One of the more mundane explanations is that the Taos Hum could be an amalgamation of sounds from industrial machinery, such as engines and compressors, which might emit noise at low frequencies that can travel long distances across flat plains with very little in the way of obstacles.
It’s possible that particular geological formations or atmospheric conditions could create standing waves or acoustic resonances that are audible to some people.
Tinnitus or Spontaneous Otoacoustic Emissions
For some individuals, the hum may be a form of tinnitus, a perception of sound in the absence of an external source. Similarly, the ear itself can sometimes produce sounds known as spontaneous otoacoustic emissions, which might be mistaken for external noise.
Certain equipment or installations that emit electromagnetic fields could theoretically generate audible sound under the right conditions, though this has not been demonstrated conclusively in relation to the Hum of Taos.
Moving into the realm of less common theories, infrasound – sound waves with frequencies below the lower limit of human audibility – is one of the suggestions that has been put forward as a reason why so few people can hear the Taos Hum, and there are also theories about the natural vibrations of the Earth and psychoacoustic phenomena. This posits a perceptual anomaly where certain individuals are more sensitive to specific low-frequency sounds, possibly due to unique physiological or neurological characteristics.

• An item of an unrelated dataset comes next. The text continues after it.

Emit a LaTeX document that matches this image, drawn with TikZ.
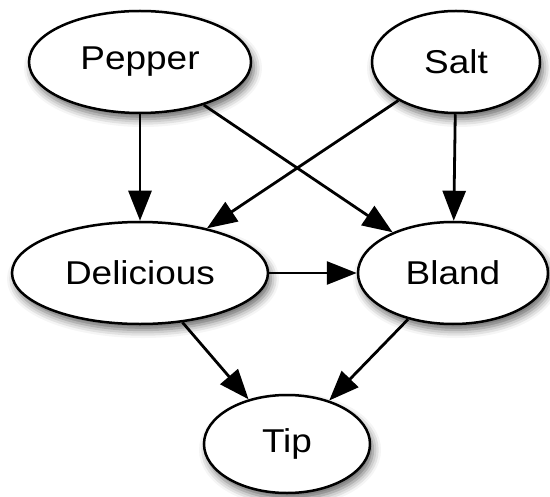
\documentclass[tikz,border=0pt]{standalone}
\usepackage{fontspec}
\setmainfont[FakeStretch=1.12]{Liberation Sans}
\usetikzlibrary{shapes.geometric,arrows.meta,shadows.blur}
\begin{document}
\begin{tikzpicture}[x=1bp,y=-1bp,
  var/.style={ellipse,draw=black,line width=2.5bp,fill=white,inner sep=0pt,
    font=\fontsize{33bp}{38bp}\selectfont,
    blur shadow={shadow xshift=3bp,shadow yshift=-6bp,shadow blur radius=8bp,shadow opacity=60}},
  edge/.style={draw=black,line width=2.8bp,-{Triangle[length=30bp,width=23bp]}}]
\useasboundingbox (0,0) rectangle (550,497);
\node[var,minimum width=222bp,minimum height=102bp] (pepper) at (140,62) {Pepper};
\node[var,minimum width=168bp,minimum height=102bp] (salt) at (456,62) {Salt};
\node[var,minimum width=256bp,minimum height=102bp] (del) at (140,273) {Delicious};
\node[var,minimum width=190bp,minimum height=102bp] (bland) at (453,273) {Bland};
\node[var,minimum width=166bp,minimum height=98bp] (tip) at (287,444) {Tip};
\draw[edge] (pepper) -- (del);
\draw[edge] (pepper) -- (bland);
\draw[edge] (salt) -- (del);
\draw[edge] (salt) -- (bland);
\draw[edge] (del) -- (bland);
\draw[edge] (del) -- (tip);
\draw[edge] (bland) -- (tip);
\end{tikzpicture}
\end{document}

There are also, as with all unexplained mysteries, a range of more outlandish theories about the true nature of the Taos Hum. Among these are a range of ideas that push the boundaries of accepted understanding of this strange phenomena.
Some believe that the hum could be the result of secretive military experiments with new technology, such as communications with submarines or other clandestine research. The Pacific coast to the west is roughly 750 miles away, and the Gulf of Mexico to the east is a thousand miles away. Therefore any theories about the New Mexico hum that might involve marine influences are highly unlikely.
Alien or Extraterrestrial Technology
At the far end of the spectrum, some suggest the hum could be related to extraterrestrial activity or technology that’s being tested or used on Earth, beyond the understanding of ordinary humans.
One of the edgier theories is that the hum is a form of psychological manipulation or warfare being covertly tested on the population.
There’s also speculation that the Taos Hum could be an unintended byproduct of a vast, global surveillance system that uses low-frequency sound waves.
Despite the range of theories, no one has yet been able to prove conclusively what causes the Hum of Taos. Scientific investigations wax and wane, but as with many such phenomena, the absence of a clear explanation leaves room for speculation to flourish. It’s a compelling mystery that captures the imagination and fuels both scientific curiosity and fringe speculation alike.
In Search of Silence: The Enduring Mystery of the Taos Hum
As the sun sets over the mesas of New Mexico, the persistent murmur known as the Taos Hum remains an unresolved symphony of the inexplicable. Despite the range of theories from the scientifically plausible to the edge of understanding, the source of this acoustic enigma remains elusive, defying the concerted efforts of scientists, researchers, and curious locals.
The Taos, New Mexico hum stands as a testament to the Earth’s vast array of mysteries that still escape understanding. Whether a byproduct of natural phenomena, a quirk of human perception, or a riddle engineered from sources unknown, the Taos Hum leaves an audible trail of questions unanswered in the desert air.